### Task details
Word for word, repeat the entries, minus the pictures.

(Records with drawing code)
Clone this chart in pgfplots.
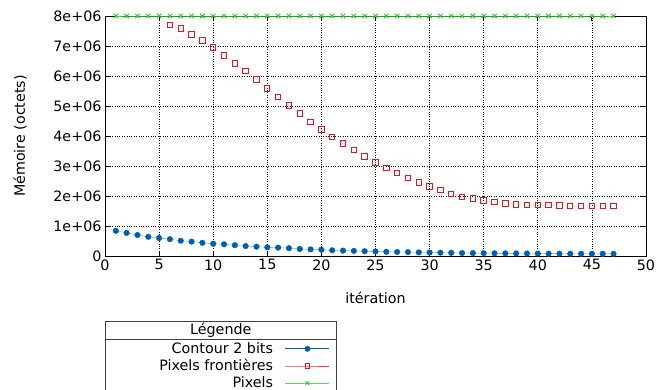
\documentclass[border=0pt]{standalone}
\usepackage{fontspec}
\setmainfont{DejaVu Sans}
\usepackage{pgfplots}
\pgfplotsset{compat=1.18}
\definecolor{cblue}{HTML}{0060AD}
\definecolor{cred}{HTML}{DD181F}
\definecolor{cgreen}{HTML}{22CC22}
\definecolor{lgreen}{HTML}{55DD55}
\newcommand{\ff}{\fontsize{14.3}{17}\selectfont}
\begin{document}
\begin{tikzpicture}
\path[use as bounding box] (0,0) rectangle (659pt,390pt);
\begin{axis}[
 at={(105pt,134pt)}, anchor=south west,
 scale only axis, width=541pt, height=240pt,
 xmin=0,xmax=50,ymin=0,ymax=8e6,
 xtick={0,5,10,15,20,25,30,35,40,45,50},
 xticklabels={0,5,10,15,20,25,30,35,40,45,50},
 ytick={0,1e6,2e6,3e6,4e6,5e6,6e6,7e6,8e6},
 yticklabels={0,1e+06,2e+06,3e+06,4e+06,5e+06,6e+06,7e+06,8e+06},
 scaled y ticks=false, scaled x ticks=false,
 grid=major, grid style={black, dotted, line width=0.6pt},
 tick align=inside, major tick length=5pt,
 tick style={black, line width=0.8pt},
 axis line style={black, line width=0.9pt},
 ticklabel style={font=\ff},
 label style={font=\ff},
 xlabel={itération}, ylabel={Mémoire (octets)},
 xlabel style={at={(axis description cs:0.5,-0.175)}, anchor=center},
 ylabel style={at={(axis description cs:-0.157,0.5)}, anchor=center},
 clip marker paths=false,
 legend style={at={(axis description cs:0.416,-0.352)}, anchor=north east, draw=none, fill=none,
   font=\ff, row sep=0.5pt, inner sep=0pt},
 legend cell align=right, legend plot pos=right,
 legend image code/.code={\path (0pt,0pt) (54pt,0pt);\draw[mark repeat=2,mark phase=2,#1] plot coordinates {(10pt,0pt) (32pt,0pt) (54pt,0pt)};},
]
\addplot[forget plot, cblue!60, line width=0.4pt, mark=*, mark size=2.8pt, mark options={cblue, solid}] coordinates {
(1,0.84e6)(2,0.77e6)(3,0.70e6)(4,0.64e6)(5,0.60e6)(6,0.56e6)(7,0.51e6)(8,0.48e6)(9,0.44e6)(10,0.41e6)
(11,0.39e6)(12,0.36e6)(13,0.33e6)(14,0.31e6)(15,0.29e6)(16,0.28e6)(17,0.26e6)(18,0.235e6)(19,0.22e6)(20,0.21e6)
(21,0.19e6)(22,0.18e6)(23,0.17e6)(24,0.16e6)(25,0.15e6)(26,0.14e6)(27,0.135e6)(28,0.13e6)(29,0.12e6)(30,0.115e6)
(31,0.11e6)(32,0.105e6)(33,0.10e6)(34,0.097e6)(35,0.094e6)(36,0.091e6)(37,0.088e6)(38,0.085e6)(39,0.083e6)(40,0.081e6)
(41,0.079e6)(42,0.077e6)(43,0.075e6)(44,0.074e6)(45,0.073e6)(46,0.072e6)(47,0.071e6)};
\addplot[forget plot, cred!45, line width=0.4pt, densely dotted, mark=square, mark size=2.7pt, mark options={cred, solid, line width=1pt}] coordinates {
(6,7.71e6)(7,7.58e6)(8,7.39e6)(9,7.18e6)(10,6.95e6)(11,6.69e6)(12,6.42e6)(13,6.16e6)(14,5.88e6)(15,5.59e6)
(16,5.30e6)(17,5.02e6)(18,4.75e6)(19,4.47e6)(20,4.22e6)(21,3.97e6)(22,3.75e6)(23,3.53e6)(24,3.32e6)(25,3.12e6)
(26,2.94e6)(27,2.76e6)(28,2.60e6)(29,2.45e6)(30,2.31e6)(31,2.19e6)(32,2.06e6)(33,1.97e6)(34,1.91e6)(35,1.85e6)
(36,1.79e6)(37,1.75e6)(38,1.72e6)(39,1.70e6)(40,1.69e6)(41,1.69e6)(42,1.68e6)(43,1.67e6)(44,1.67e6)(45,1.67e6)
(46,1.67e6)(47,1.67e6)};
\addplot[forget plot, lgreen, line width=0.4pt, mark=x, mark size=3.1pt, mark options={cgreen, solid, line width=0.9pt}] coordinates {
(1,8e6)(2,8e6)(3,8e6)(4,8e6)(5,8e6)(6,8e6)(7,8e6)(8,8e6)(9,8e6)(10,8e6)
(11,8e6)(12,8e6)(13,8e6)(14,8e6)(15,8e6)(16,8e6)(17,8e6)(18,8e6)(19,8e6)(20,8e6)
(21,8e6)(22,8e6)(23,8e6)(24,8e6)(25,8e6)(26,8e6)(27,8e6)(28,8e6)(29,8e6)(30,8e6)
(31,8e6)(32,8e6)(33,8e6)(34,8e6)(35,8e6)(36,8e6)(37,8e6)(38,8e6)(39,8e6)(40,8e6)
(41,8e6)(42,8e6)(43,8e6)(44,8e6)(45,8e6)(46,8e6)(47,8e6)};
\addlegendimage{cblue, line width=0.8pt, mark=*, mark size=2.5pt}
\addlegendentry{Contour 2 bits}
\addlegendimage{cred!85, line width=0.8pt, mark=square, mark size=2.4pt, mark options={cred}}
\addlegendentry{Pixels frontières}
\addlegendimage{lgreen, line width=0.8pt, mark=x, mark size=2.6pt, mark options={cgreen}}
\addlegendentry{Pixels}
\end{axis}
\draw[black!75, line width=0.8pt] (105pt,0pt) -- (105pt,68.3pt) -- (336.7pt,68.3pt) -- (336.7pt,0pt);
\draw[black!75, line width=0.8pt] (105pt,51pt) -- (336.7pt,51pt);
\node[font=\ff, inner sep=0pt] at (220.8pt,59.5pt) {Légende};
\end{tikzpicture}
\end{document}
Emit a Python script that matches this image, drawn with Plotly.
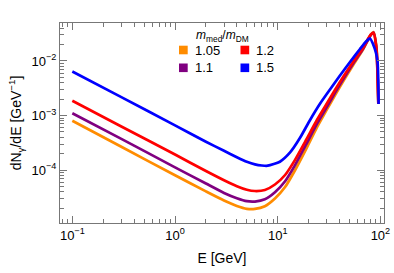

### Expected output
Clone this chart in pgfplots.
\documentclass[border=0pt]{standalone}
\usepackage{fontspec}
\setmainfont{DejaVu Sans}
\usepackage{pgfplots}
\pgfplotsset{compat=1.18}
\definecolor{cblue}{HTML}{0060AD}
\definecolor{cred}{HTML}{DD181F}
\definecolor{cgreen}{HTML}{22CC22}
\definecolor{lgreen}{HTML}{55DD55}
\newcommand{\ff}{\fontsize{14.3}{17}\selectfont}
\begin{document}
\begin{tikzpicture}
\path[use as bounding box] (0,0) rectangle (659pt,390pt);
\begin{axis}[
 at={(105pt,134pt)}, anchor=south west,
 scale only axis, width=541pt, height=240pt,
 xmin=0,xmax=50,ymin=0,ymax=8e6,
 xtick={0,5,10,15,20,25,30,35,40,45,50},
 xticklabels={0,5,10,15,20,25,30,35,40,45,50},
 ytick={0,1e6,2e6,3e6,4e6,5e6,6e6,7e6,8e6},
 yticklabels={0,1e+06,2e+06,3e+06,4e+06,5e+06,6e+06,7e+06,8e+06},
 scaled y ticks=false, scaled x ticks=false,
 grid=major, grid style={black, dotted, line width=0.6pt},
 tick align=inside, major tick length=5pt,
 tick style={black, line width=0.8pt},
 axis line style={black, line width=0.9pt},
 ticklabel style={font=\ff},
 label style={font=\ff},
 xlabel={itération}, ylabel={Mémoire (octets)},
 xlabel style={at={(axis description cs:0.5,-0.175)}, anchor=center},
 ylabel style={at={(axis description cs:-0.157,0.5)}, anchor=center},
 clip marker paths=false,
 legend style={at={(axis description cs:0.416,-0.352)}, anchor=north east, draw=none, fill=none,
   font=\ff, row sep=0.5pt, inner sep=0pt},
 legend cell align=right, legend plot pos=right,
 legend image code/.code={\path (0pt,0pt) (54pt,0pt);\draw[mark repeat=2,mark phase=2,#1] plot coordinates {(10pt,0pt) (32pt,0pt) (54pt,0pt)};},
]
\addplot[forget plot, cblue!60, line width=0.4pt, mark=*, mark size=2.8pt, mark options={cblue, solid}] coordinates {
(1,0.84e6)(2,0.77e6)(3,0.70e6)(4,0.64e6)(5,0.60e6)(6,0.56e6)(7,0.51e6)(8,0.48e6)(9,0.44e6)(10,0.41e6)
(11,0.39e6)(12,0.36e6)(13,0.33e6)(14,0.31e6)(15,0.29e6)(16,0.28e6)(17,0.26e6)(18,0.235e6)(19,0.22e6)(20,0.21e6)
(21,0.19e6)(22,0.18e6)(23,0.17e6)(24,0.16e6)(25,0.15e6)(26,0.14e6)(27,0.135e6)(28,0.13e6)(29,0.12e6)(30,0.115e6)
(31,0.11e6)(32,0.105e6)(33,0.10e6)(34,0.097e6)(35,0.094e6)(36,0.091e6)(37,0.088e6)(38,0.085e6)(39,0.083e6)(40,0.081e6)
(41,0.079e6)(42,0.077e6)(43,0.075e6)(44,0.074e6)(45,0.073e6)(46,0.072e6)(47,0.071e6)};
\addplot[forget plot, cred!45, line width=0.4pt, densely dotted, mark=square, mark size=2.7pt, mark options={cred, solid, line width=1pt}] coordinates {
(6,7.71e6)(7,7.58e6)(8,7.39e6)(9,7.18e6)(10,6.95e6)(11,6.69e6)(12,6.42e6)(13,6.16e6)(14,5.88e6)(15,5.59e6)
(16,5.30e6)(17,5.02e6)(18,4.75e6)(19,4.47e6)(20,4.22e6)(21,3.97e6)(22,3.75e6)(23,3.53e6)(24,3.32e6)(25,3.12e6)
(26,2.94e6)(27,2.76e6)(28,2.60e6)(29,2.45e6)(30,2.31e6)(31,2.19e6)(32,2.06e6)(33,1.97e6)(34,1.91e6)(35,1.85e6)
(36,1.79e6)(37,1.75e6)(38,1.72e6)(39,1.70e6)(40,1.69e6)(41,1.69e6)(42,1.68e6)(43,1.67e6)(44,1.67e6)(45,1.67e6)
(46,1.67e6)(47,1.67e6)};
\addplot[forget plot, lgreen, line width=0.4pt, mark=x, mark size=3.1pt, mark options={cgreen, solid, line width=0.9pt}] coordinates {
(1,8e6)(2,8e6)(3,8e6)(4,8e6)(5,8e6)(6,8e6)(7,8e6)(8,8e6)(9,8e6)(10,8e6)
(11,8e6)(12,8e6)(13,8e6)(14,8e6)(15,8e6)(16,8e6)(17,8e6)(18,8e6)(19,8e6)(20,8e6)
(21,8e6)(22,8e6)(23,8e6)(24,8e6)(25,8e6)(26,8e6)(27,8e6)(28,8e6)(29,8e6)(30,8e6)
(31,8e6)(32,8e6)(33,8e6)(34,8e6)(35,8e6)(36,8e6)(37,8e6)(38,8e6)(39,8e6)(40,8e6)
(41,8e6)(42,8e6)(43,8e6)(44,8e6)(45,8e6)(46,8e6)(47,8e6)};
\addlegendimage{cblue, line width=0.8pt, mark=*, mark size=2.5pt}
\addlegendentry{Contour 2 bits}
\addlegendimage{cred!85, line width=0.8pt, mark=square, mark size=2.4pt, mark options={cred}}
\addlegendentry{Pixels frontières}
\addlegendimage{lgreen, line width=0.8pt, mark=x, mark size=2.6pt, mark options={cgreen}}
\addlegendentry{Pixels}
\end{axis}
\draw[black!75, line width=0.8pt] (105pt,0pt) -- (105pt,68.3pt) -- (336.7pt,68.3pt) -- (336.7pt,0pt);
\draw[black!75, line width=0.8pt] (105pt,51pt) -- (336.7pt,51pt);
\node[font=\ff, inner sep=0pt] at (220.8pt,59.5pt) {Légende};
\end{tikzpicture}
\end{document}
Emit a Python script that matches this image, drawn with Plotly.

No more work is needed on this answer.